What is the expected number of draws before we get an empty bin? Suppose I have $m$ bins, each containing $k$ balls. I randomly remove balls (picking uniformly random balls, not bins) until one of the bins is empty. How many balls do I have to remove on average before this happens?
This feels like it should be an easy question to answer, but it's been a while since I've done any combinatorics, and I'm struggling to find an elegant solution. I've found one way to do it, but the calculation involved is incredibly messy.
At the $n$th step, we will have $mk-n$ balls partitioned into $m$ bins. Let $N(x,b,r)$ be the number of ways of partitioning $x$ balls into $b$ bins, such that no bin contains more than $r$ balls. This question provides an expression for $N$ in terms of a sum (which, I assume, is the simplest expression we can reasonably expect). It's fairly easy to see that $N(x-b,b,r-1)$ is the number of partitions with no empty bins (add one ball to each bin, which leaves $x-b$ balls to allocate).
So the probability of having an empty bin if you remove $n$ balls is 
$$
\begin{align*}
P(n)&=\frac{N(mk-n,m,k)-N(m(k-1)-n,m,k-1)}{N(mk-n,m,k)}
\end{align*}
$$
and the expected value is given by
$$\sum_{n=1}^{mk}nP(n)\left(1-P(n-1)\right)$$
So in principle, I've found the answer. In practice, this answer is useless. Is there a better way to solve this problem?

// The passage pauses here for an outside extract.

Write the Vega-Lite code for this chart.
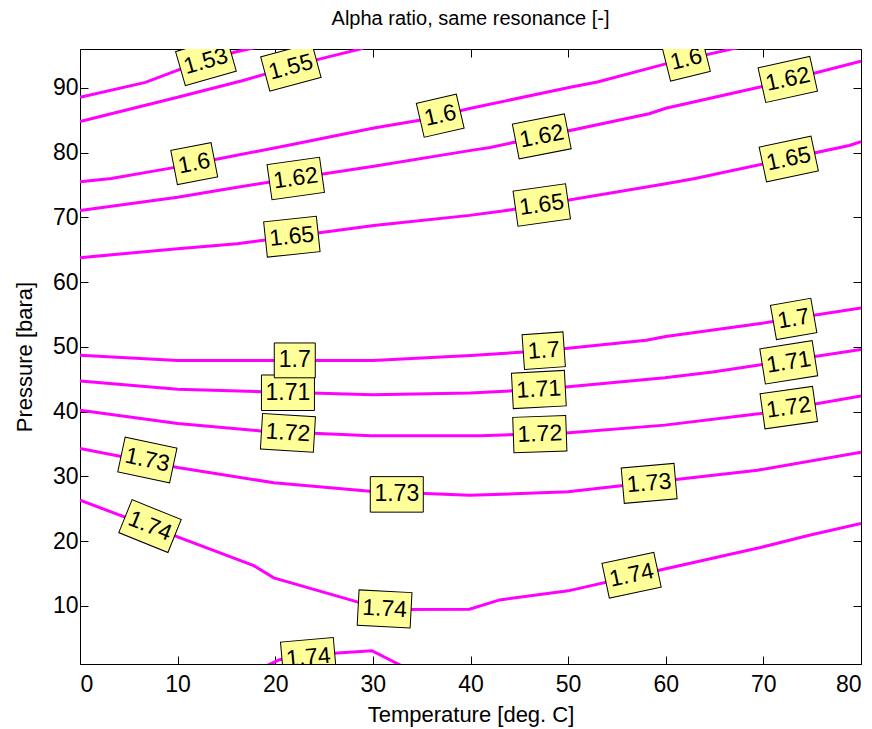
{
  "$schema": "https://vega.github.io/schema/vega-lite/v6.json",
  "width": 781,
  "height": 615,
  "autosize": {"type": "none"},
  "padding": {"left": 80, "top": 49, "right": 11, "bottom": 65},
  "background": "white",
  "title": {"text": "Alpha ratio, same resonance [-]", "fontSize": 20, "font": "Liberation Sans", "fontWeight": "normal", "color": "#000000", "offset": 20, "anchor": "middle"},
  "config": {
    "view": {"stroke": null},
    "axis": {"domainColor": "#000000", "tickColor": "#000000", "labelColor": "#000000", "titleColor": "#000000", "labelFont": "Liberation Sans", "titleFont": "Liberation Sans", "labelFontSize": 23, "titleFontSize": 22, "titleFontWeight": "normal", "grid": false, "tickSize": -8, "domainWidth": 1, "tickWidth": 1}
  },
  "datasets": {
    "lines": [
      {"line": "1.53", "T": 0, "P": 88.55}, {"line": "1.53", "T": 6.7, "P": 90.85}, {"line": "1.53", "T": 10.3, "P": 92.9}, {"line": "1.53", "T": 15.8, "P": 95.5}, {"line": "1.53", "T": 18.5, "P": 96.4},
      {"line": "1.55", "T": 0, "P": 84.8}, {"line": "1.55", "T": 3.2, "P": 86.0}, {"line": "1.55", "T": 10, "P": 88.55}, {"line": "1.55", "T": 16.6, "P": 91.1}, {"line": "1.55", "T": 18.7, "P": 92.0}, {"line": "1.55", "T": 24.4, "P": 94.4}, {"line": "1.55", "T": 29, "P": 96.1},
      {"line": "1.6", "T": 0, "P": 75.5}, {"line": "1.6", "T": 3.2, "P": 76.0}, {"line": "1.6", "T": 9.3, "P": 77.6}, {"line": "1.6", "T": 14.1, "P": 79.0}, {"line": "1.6", "T": 21.6, "P": 81.2}, {"line": "1.6", "T": 30.1, "P": 83.8}, {"line": "1.6", "T": 34.8, "P": 85.0}, {"line": "1.6", "T": 39.9, "P": 86.8}, {"line": "1.6", "T": 50.2, "P": 90.1}, {"line": "1.6", "T": 53, "P": 90.9}, {"line": "1.6", "T": 60, "P": 93.7}, {"line": "1.6", "T": 66.5, "P": 95.9}, {"line": "1.6", "T": 68, "P": 96.4},
      {"line": "1.62", "T": 0, "P": 71.06}, {"line": "1.62", "T": 10, "P": 73.1}, {"line": "1.62", "T": 16.1, "P": 74.66}, {"line": "1.62", "T": 30.1, "P": 77.9}, {"line": "1.62", "T": 39.9, "P": 80.3}, {"line": "1.62", "T": 42, "P": 80.8}, {"line": "1.62", "T": 58.3, "P": 86.0}, {"line": "1.62", "T": 60, "P": 86.85}, {"line": "1.62", "T": 69.9, "P": 90.2}, {"line": "1.62", "T": 80, "P": 94.1},
      {"line": "1.65", "T": 0, "P": 63.77}, {"line": "1.65", "T": 10, "P": 65.15}, {"line": "1.65", "T": 16.1, "P": 65.9}, {"line": "1.65", "T": 30.1, "P": 68.75}, {"line": "1.65", "T": 39.9, "P": 70.3}, {"line": "1.65", "T": 43.3, "P": 70.96}, {"line": "1.65", "T": 60, "P": 75.2}, {"line": "1.65", "T": 63, "P": 76.0}, {"line": "1.65", "T": 78.8, "P": 81.1}, {"line": "1.65", "T": 80, "P": 81.7},
      {"line": "1.7", "T": 0, "P": 48.7}, {"line": "1.7", "T": 10, "P": 47.9}, {"line": "1.7", "T": 30, "P": 47.9}, {"line": "1.7", "T": 40, "P": 48.65}, {"line": "1.7", "T": 47.5, "P": 49.4}, {"line": "1.7", "T": 58, "P": 51.0}, {"line": "1.7", "T": 60, "P": 51.6}, {"line": "1.7", "T": 69.7, "P": 53.6}, {"line": "1.7", "T": 80, "P": 56.0},
      {"line": "1.71", "T": 0, "P": 44.7}, {"line": "1.71", "T": 10, "P": 43.45}, {"line": "1.71", "T": 20, "P": 43.0}, {"line": "1.71", "T": 30, "P": 42.6}, {"line": "1.71", "T": 40, "P": 42.85}, {"line": "1.71", "T": 47, "P": 43.4}, {"line": "1.71", "T": 59.9, "P": 45.2}, {"line": "1.71", "T": 64.8, "P": 46.1}, {"line": "1.71", "T": 80, "P": 49.6},
      {"line": "1.72", "T": 0, "P": 40.2}, {"line": "1.72", "T": 10, "P": 38.15}, {"line": "1.72", "T": 18.5, "P": 37.0}, {"line": "1.72", "T": 29.8, "P": 36.25}, {"line": "1.72", "T": 41, "P": 36.25}, {"line": "1.72", "T": 49.8, "P": 36.7}, {"line": "1.72", "T": 59.9, "P": 37.9}, {"line": "1.72", "T": 69.7, "P": 39.7}, {"line": "1.72", "T": 80, "P": 42.4},
      {"line": "1.73", "T": 0, "P": 34.3}, {"line": "1.73", "T": 10, "P": 31.35}, {"line": "1.73", "T": 19.85, "P": 29.0}, {"line": "1.73", "T": 29.7, "P": 27.7}, {"line": "1.73", "T": 39.9, "P": 27.05}, {"line": "1.73", "T": 50, "P": 27.6}, {"line": "1.73", "T": 69.4, "P": 30.94}, {"line": "1.73", "T": 80, "P": 33.7},
      {"line": "1.74a", "T": 0, "P": 26.3}, {"line": "1.74a", "T": 10, "P": 20.65}, {"line": "1.74a", "T": 17.8, "P": 16.2}, {"line": "1.74a", "T": 19.85, "P": 14.3}, {"line": "1.74a", "T": 28.4, "P": 10.6}, {"line": "1.74a", "T": 32.5, "P": 9.4}, {"line": "1.74a", "T": 39.9, "P": 9.45}, {"line": "1.74a", "T": 43, "P": 10.9}, {"line": "1.74a", "T": 50, "P": 12.3}, {"line": "1.74a", "T": 60, "P": 15.7}, {"line": "1.74a", "T": 69.7, "P": 19.0}, {"line": "1.74a", "T": 74.7, "P": 20.9}, {"line": "1.74a", "T": 80, "P": 22.7},
      {"line": "1.74b", "T": 18.5, "P": 0.3}, {"line": "1.74b", "T": 20.5, "P": 1.7}, {"line": "1.74b", "T": 26, "P": 2.65}, {"line": "1.74b", "T": 29.9, "P": 3.05}, {"line": "1.74b", "T": 33.5, "P": 0.3}
    ],
    "labels": [
      {"label": "1.53", "T": 12.9, "P": 94.1, "angle": -16},
      {"label": "1.55", "T": 21.6, "P": 93.2, "angle": -15},
      {"label": "1.6", "T": 11.7, "P": 78.3, "angle": -11},
      {"label": "1.6", "T": 36.9, "P": 85.7, "angle": -13},
      {"label": "1.6", "T": 62.1, "P": 94.4, "angle": -14},
      {"label": "1.62", "T": 22.1, "P": 76.0, "angle": -8},
      {"label": "1.62", "T": 47.3, "P": 82.5, "angle": -11},
      {"label": "1.62", "T": 72.5, "P": 91.3, "angle": -12.5},
      {"label": "1.65", "T": 21.7, "P": 67.0, "angle": -6},
      {"label": "1.65", "T": 47.3, "P": 71.9, "angle": -8},
      {"label": "1.65", "T": 72.6, "P": 79.0, "angle": -12},
      {"label": "1.7", "T": 22, "P": 47.9, "angle": 0},
      {"label": "1.7", "T": 47.5, "P": 49.4, "angle": -4},
      {"label": "1.7", "T": 73.1, "P": 54.3, "angle": -10},
      {"label": "1.71", "T": 21.3, "P": 42.9, "angle": 0},
      {"label": "1.71", "T": 47, "P": 43.4, "angle": -3},
      {"label": "1.71", "T": 72.6, "P": 47.6, "angle": -9},
      {"label": "1.72", "T": 21.3, "P": 36.7, "angle": 3.5},
      {"label": "1.72", "T": 47.1, "P": 36.5, "angle": -2},
      {"label": "1.72", "T": 72.6, "P": 40.6, "angle": -8},
      {"label": "1.73", "T": 6.9, "P": 32.5, "angle": 12},
      {"label": "1.73", "T": 32.45, "P": 27.2, "angle": 0},
      {"label": "1.73", "T": 58.3, "P": 28.9, "angle": -5},
      {"label": "1.74", "T": 7.17, "P": 22.3, "angle": 22},
      {"label": "1.74", "T": 31.2, "P": 9.5, "angle": 3},
      {"label": "1.74", "T": 56.5, "P": 14.7, "angle": -12},
      {"label": "1.74", "T": 23.4, "P": 2.0, "angle": -5}
    ]
  },
  "layer": [
    {
      "data": {"name": "lines"},
      "mark": {"type": "line", "color": "#ff00ff", "strokeWidth": 3, "clip": true},
      "encoding": {
        "x": {"field": "T", "type": "quantitative", "scale": {"domain": [0, 80], "nice": false, "zero": false},
              "axis": {"orient": "bottom", "values": [0, 10, 20, 30, 40, 50, 60, 70, 80], "title": "Temperature [deg. C]", "labelPadding": 17, "titlePadding": 8}},
        "y": {"field": "P", "type": "quantitative", "scale": {"domain": [1, 96], "nice": false, "zero": false},
              "axis": {"orient": "left", "values": [10, 20, 30, 40, 50, 60, 70, 80, 90], "title": "Pressure [bara]", "labelPadding": 10, "titlePadding": 16}},
        "detail": {"field": "line", "type": "nominal"}
      }
    },
    {
      "data": {"name": "labels"},
      "transform": [{"filter": "length(datum.label) == 4"}],
      "mark": {"type": "point", "shape": "M-1,-0.67H1V0.67H-1Z", "filled": true, "fill": "#ffff99", "stroke": "#000000", "strokeWidth": 1, "size": 2809, "opacity": 1, "clip": true},
      "encoding": {
        "x": {"field": "T", "type": "quantitative", "axis": null},
        "y": {"field": "P", "type": "quantitative", "axis": null},
        "angle": {"field": "angle", "type": "quantitative", "scale": null}
      }
    },
    {
      "data": {"name": "labels"},
      "transform": [{"filter": "length(datum.label) == 3"}],
      "mark": {"type": "point", "shape": "M-1,-0.85H1V0.85H-1Z", "filled": true, "fill": "#ffff99", "stroke": "#000000", "strokeWidth": 1, "size": 1681, "opacity": 1, "clip": true},
      "encoding": {
        "x": {"field": "T", "type": "quantitative", "axis": null},
        "y": {"field": "P", "type": "quantitative", "axis": null},
        "angle": {"field": "angle", "type": "quantitative", "scale": null}
      }
    },
    {
      "data": {"name": "labels"},
      "mark": {"type": "text", "font": "Liberation Sans", "fontSize": 23, "color": "#000000", "align": "center", "baseline": "middle", "clip": true},
      "encoding": {
        "x": {"field": "T", "type": "quantitative", "axis": {"orient": "top", "values": [0, 10, 20, 30, 40, 50, 60, 70, 80], "labels": false, "title": null}},
        "y": {"field": "P", "type": "quantitative", "axis": {"orient": "right", "values": [10, 20, 30, 40, 50, 60, 70, 80, 90], "labels": false, "title": null}},
        "text": {"field": "label", "type": "nominal"},
        "angle": {"field": "angle", "type": "quantitative", "scale": null}
      }
    }
  ],
  "resolve": {"axis": {"x": "independent", "y": "independent"}}
}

 A: Here is an approximate approach, which should be pretty good when $m,k$ are reasonably large.  First calculate the chance that the first bin is empty after you have removed $n$ balls.  There are $mk$ balls total, so the number of ways to choose $n$ balls that leave bin $1$ empty is ${(m-1)k \choose n-k}$.  The chance bin $1$ is empty is then $\frac {{(m-1)k \choose n-k}}{mk \choose n}$.  If there are lots of bins and balls the impact of one bin being empty on the distribution of probabilities in the other bins is small.  We are interested in cases where the chance bin $1$ is empty has rather low probability, so the chance of two bins being empty is even lower.  The chance some bin is empty is then $\frac {m{(m-1)k \choose n-k}}{mk \choose n}$  The Alpha plot below shows this for $m=50,k=10$.  It hits $0.5$ at about $320$ balls, where you will have removed $6.4$ of the $10$ balls in each bin on average.

A: Your problem is clearly equivalent to that of
randomly throwing $n$ balls into $m$ bins (of max capacity $k$), till one bin reaches
$k$ balls.     
Now the number of configurations balls/bins,  one bin with $k$ balls and the other $m-1$ with max $k-1$
balls and $n$ balls in total, can be computed by the sum in the reference you posted, or better
as given in this other related post, through
$$
m\,N_b (n - k,k - 1,m-1)
$$
These are the number of the weak compositions of $n$, into $m$ parts, with only one part being
$k$ and the others being less.
However, the process of "randomly picking one ball .." or "randomly throw one ball ..."
has a probability space that is different  from that of "making composition of.."
as explained in the answer to this post.
In this other acception, you may refer to this additional post.
That premised, you shall decide to which probability space you are referring to.